Nobody in a Hofstra uniform, or drawing a Hofstra paycheck, liked that very much. I didn’t like it either, but I did love it. Dude did shit I didn’t even pretend doing while running up and down on the hard tar courts of Torrington back in the day. He earned a little strut.

As painful as it was to absorb this loss — and another lesson about the wildness of the CAA and how a team can be both three points away from 2-0 and three points away from 0-2 all at the same time — better to do so in the second game of the conference season and not the last step before a chance at earning an NCAA Tournament berth.
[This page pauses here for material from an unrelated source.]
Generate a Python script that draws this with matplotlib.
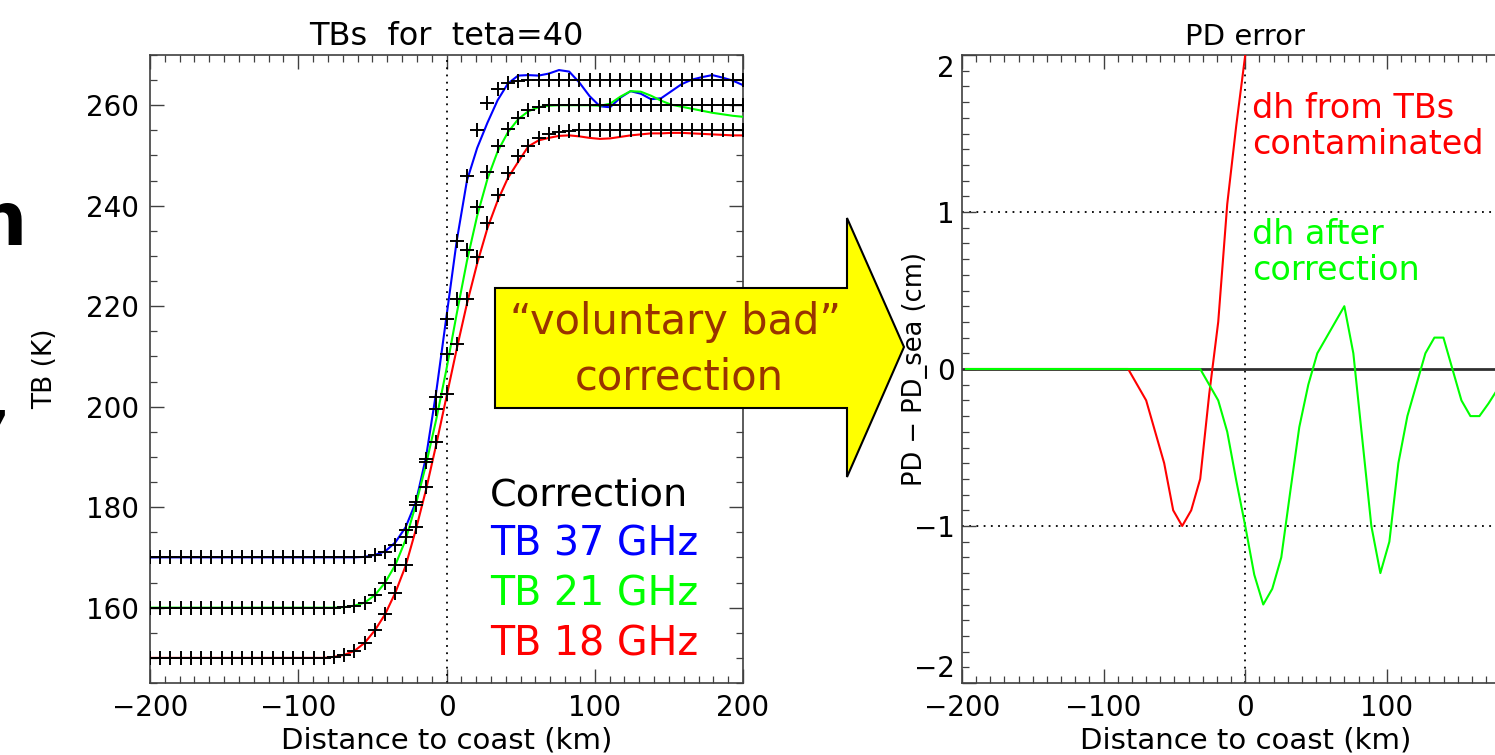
import numpy as np
import matplotlib
matplotlib.use("Agg")
import matplotlib.pyplot as plt
from matplotlib.ticker import MultipleLocator
from matplotlib.patches import Polygon

plt.rcParams['font.family'] = ['DejaVu Sans']

# ---------------- data: left panel (TBs for teta=40) ----------------
# sample positions of crosses / lines (km), 59 samples from -200 to 200
x_left = np.linspace(-200, 200, 59)

# "true" TBs (crosses)
tb37_cross = [170.0] * 21 + [170.1, 170.4, 171.0, 172.5, 175.5, 180.5, 189.0, 202.0, 217.5,
                             233.0, 246.0, 255.0, 260.5, 263.3, 264.5, 264.9] + [265.0] * 22
tb21_cross = [160.0] * 19 + [160.1, 160.4, 161.0, 162.5, 165.0, 168.5, 174.0, 181.0, 189.5,
                             199.5, 210.5, 221.5, 231.2, 239.7, 246.7, 251.8, 255.3, 257.5,
                             259.0, 259.7, 260.0] + [260.0] * 19
tb18_cross = [150.0] * 18 + [150.2, 150.6, 151.4, 153.0, 155.5, 158.7, 163.0, 168.5, 176.0,
                             184.0, 193.0, 202.5, 212.5, 221.5, 229.8, 236.6, 242.2, 246.5,
                             249.8, 251.8, 253.4, 254.3, 254.7, 254.9] + [255.0] * 17

# corrected TBs (lines)
tb37_line = [170.0] * 21 + [170.1, 170.5, 171.2, 173.0, 176.0, 181.0, 190.0, 203.0, 218.0,
                            233.0, 245.0, 251.5, 256.5, 261.0, 264.3, 265.9, 266.0, 265.9,
                            266.3, 267.0, 266.7, 264.5, 261.8, 259.8, 259.6, 261.5, 262.8,
                            262.3, 261.2, 261.4, 262.8, 264.2, 265.1, 265.6, 266.0, 265.5,
                            264.9, 264.0]
tb21_line = [160.0] * 19 + [160.1, 160.4, 161.0, 162.5, 165.0, 168.5, 173.5, 180.5, 188.5,
                            197.5, 207.5, 218.5, 229.0, 238.0, 245.3, 250.8, 254.6, 257.2,
                            258.8, 259.6, 259.9, 260.0, 260.0, 260.0, 260.0, 259.9, 260.3,
                            261.7, 262.8, 262.7, 261.9, 260.9, 260.1, 259.7, 259.3, 258.9,
                            258.5, 258.2, 257.9, 257.7]
tb18_line = [150.0] * 18 + [150.2, 150.6, 151.4, 153.0, 155.5, 158.7, 163.0, 168.3, 175.5,
                            183.5, 192.5, 202.0, 211.5, 220.5, 228.5, 235.5, 241.0, 245.5,
                            248.7, 251.8, 253.0, 253.5, 253.9, 254.0, 253.8, 253.5, 253.3,
                            253.4, 253.7, 254.0, 254.2, 254.4, 254.4, 254.5, 254.5, 254.4,
                            254.3, 254.2, 254.1, 254.0, 254.0]

legend_title = "Correction"
legend_labels = ["TB 37 GHz", "TB 21 GHz", "TB 18 GHz"]
legend_colors = ["#0000FF", "#00FF00", "#FF0000"]

# ---------------- data: right panel (PD error) ----------------
x_right = np.arange(-31, 32) * 6.36
dh_contaminated = [0.0] * 18 + [0.0, -0.1, -0.2, -0.4, -0.6, -0.9, -1.0, -0.9, -0.7, -0.16,
                                0.3, 1.05, 1.55, 2.0, 2.6]
dh_corrected = [0.0] * 27 + [-0.1, -0.2, -0.4, -0.71, -1.0, -1.31, -1.5, -1.4, -1.2, -0.78,
                             -0.37, -0.1, 0.1, 0.2, 0.3, 0.4, 0.1, -0.45, -1.0, -1.3, -1.1,
                             -0.6, -0.3, -0.1, 0.1, 0.2, 0.2, 0.0, -0.2, -0.3, -0.3, -0.22,
                             -0.13, -0.05, 0.0, 0.0]

W, H = 1495, 755
fig = plt.figure(figsize=(W / 100, H / 100), dpi=100)

def fx(px):
    return px / W

def fy(py):
    return 1 - py / H

frame_col = '#404040'
tick_fs = 20

def style_axes(ax, ypad=8):
    for s in ax.spines.values():
        s.set_color(frame_col)
        s.set_linewidth(1.2)
    ax.tick_params(which='both', direction='in', top=True, right=True, colors=frame_col,
                   labelcolor='black', labelsize=tick_fs)
    ax.tick_params(axis='x', which='both', pad=8)
    ax.tick_params(axis='y', which='both', pad=ypad)
    ax.tick_params(which='major', length=10, width=1.0)
    ax.tick_params(which='minor', length=5, width=0.9)

# ---------------- left axes ----------------
axL = fig.add_axes([fx(150), fy(683), fx(743 - 150), (683 - 55) / H])
axL.plot(x_left, tb37_line, color='#0000FF', lw=1.5, zorder=3)
axL.plot(x_left, tb21_line, color='#00FF00', lw=1.5, zorder=3)
axL.plot(x_left, tb18_line, color='#FF0000', lw=1.5, zorder=3)
for vals in (tb37_cross, tb21_cross, tb18_cross):
    axL.plot(x_left, vals, linestyle='none', marker='+', color='black',
             markersize=10.5, markeredgewidth=1.4, zorder=4)
axL.axvline(0, color='black', lw=1.3, linestyle=(0, (1, 3)), zorder=2)
axL.set_xlim(-200, 200)
axL.set_ylim(145, 270)
axL.xaxis.set_major_locator(MultipleLocator(100))
axL.xaxis.set_minor_locator(MultipleLocator(10))
axL.yaxis.set_major_locator(MultipleLocator(20))
axL.yaxis.set_minor_locator(MultipleLocator(5))
style_axes(axL)
axL.set_title("TBs  for  teta=40", fontsize=23, pad=7)
axL.set_xlabel("Distance to coast (km)", fontsize=21, labelpad=3)
axL.set_ylabel("TB (K)", fontsize=19)
axL.yaxis.set_label_coords((58 - 150) / 593, 0.5)

fig.text(fx(490), fy(495), legend_title, fontsize=27.5, color='black', ha='left', va='center')
for i, (lab, col) in enumerate(zip(legend_labels, legend_colors)):
    fig.text(fx(490), fy(545 + 50 * i), lab, fontsize=28.5, color=col, ha='left', va='center')

# ---------------- right axes ----------------
axR = fig.add_axes([fx(962), fy(683), (1528.5 - 962) / W, (683 - 55) / H])
axR.axhline(0, color='#303030', lw=2.0, zorder=2)
axR.axhline(1, color='black', lw=1.3, linestyle=(0, (1, 3)), zorder=1)
axR.axhline(-1, color='black', lw=1.3, linestyle=(0, (1, 3)), zorder=1)
axR.axvline(0, color='black', lw=1.3, linestyle=(0, (1, 3)), zorder=1)
axR.plot(x_right[:len(dh_contaminated)], dh_contaminated, color='#FF0000', lw=1.5, zorder=3)
axR.plot(x_right[:len(dh_corrected)], dh_corrected, color='#00FF00', lw=1.5, zorder=4)
axR.set_xlim(-200, 200)
axR.set_ylim(-2, 2)
axR.xaxis.set_major_locator(MultipleLocator(100))
axR.xaxis.set_minor_locator(MultipleLocator(10))
axR.set_yticks([-2, -1, 0, 1, 2])
axR.yaxis.set_minor_locator(MultipleLocator(0.1))
style_axes(axR, ypad=5)
yt = axR.yaxis.get_major_ticks()
yt[0].label1.set_verticalalignment('bottom')
yt[-1].label1.set_verticalalignment('top')
axR.set_title("PD error", fontsize=21, pad=7)
axR.set_xlabel("Distance to coast (km)", fontsize=21, labelpad=3)
axR.set_ylabel("PD \u2212 PD_sea (cm)", fontsize=18.5)
axR.yaxis.set_label_coords((928 - 962) / 566.5, 0.5)

fig.text(fx(1252), fy(108), "dh from TBs", fontsize=24, color='#FF0000', ha='left', va='center')
fig.text(fx(1252), fy(145), "contaminated", fontsize=24, color='#FF0000', ha='left', va='center')
fig.text(fx(1252), fy(234), "dh after", fontsize=24, color='#00FF00', ha='left', va='center')
fig.text(fx(1252), fy(271), "correction", fontsize=24, color='#00FF00', ha='left', va='center')

# ---------------- block arrow ----------------
arrow_px = [(495, 288), (847, 288), (847, 218), (904, 347), (847, 477), (847, 408), (495, 408)]
arrow = Polygon([(fx(a), fy(b)) for a, b in arrow_px], closed=True, transform=fig.transFigure,
                facecolor='#FFFF00', edgecolor='black', lw=1.5, zorder=10)
fig.add_artist(arrow)
fig.text(fx(676), fy(322), "\u201cvoluntary bad\u201d", fontsize=30, color='#993300',
         ha='center', va='center', zorder=11)
fig.text(fx(679), fy(378), "correction", fontsize=30, color='#993300',
         ha='center', va='center', zorder=11)

# fragments of slide text at the left edge
fig.text(fx(27), fy(245), "n", fontsize=53, color='black', ha='right', va='baseline',
         fontweight='bold')
fig.text(fx(10), fy(418), ",", fontsize=45, color='black', ha='right', va='baseline')

fig.savefig("out.png", dpi=100)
To see Wright-Foreman shooting free throws in a mostly empty Arena early Monday night was to know there will be chances at redemption, and rewriting the #NARRATIVE, tonight, when the Dutchmen host James Madison 

As sure as January 2, 2017 has joined March 8, 2015 in being embedded in our subconscious and upon our mantle of misery, there’s a chance to return the favor Feb. 23, 2017 in Williamsburg. I’d suggest watching. You never know what you might see again.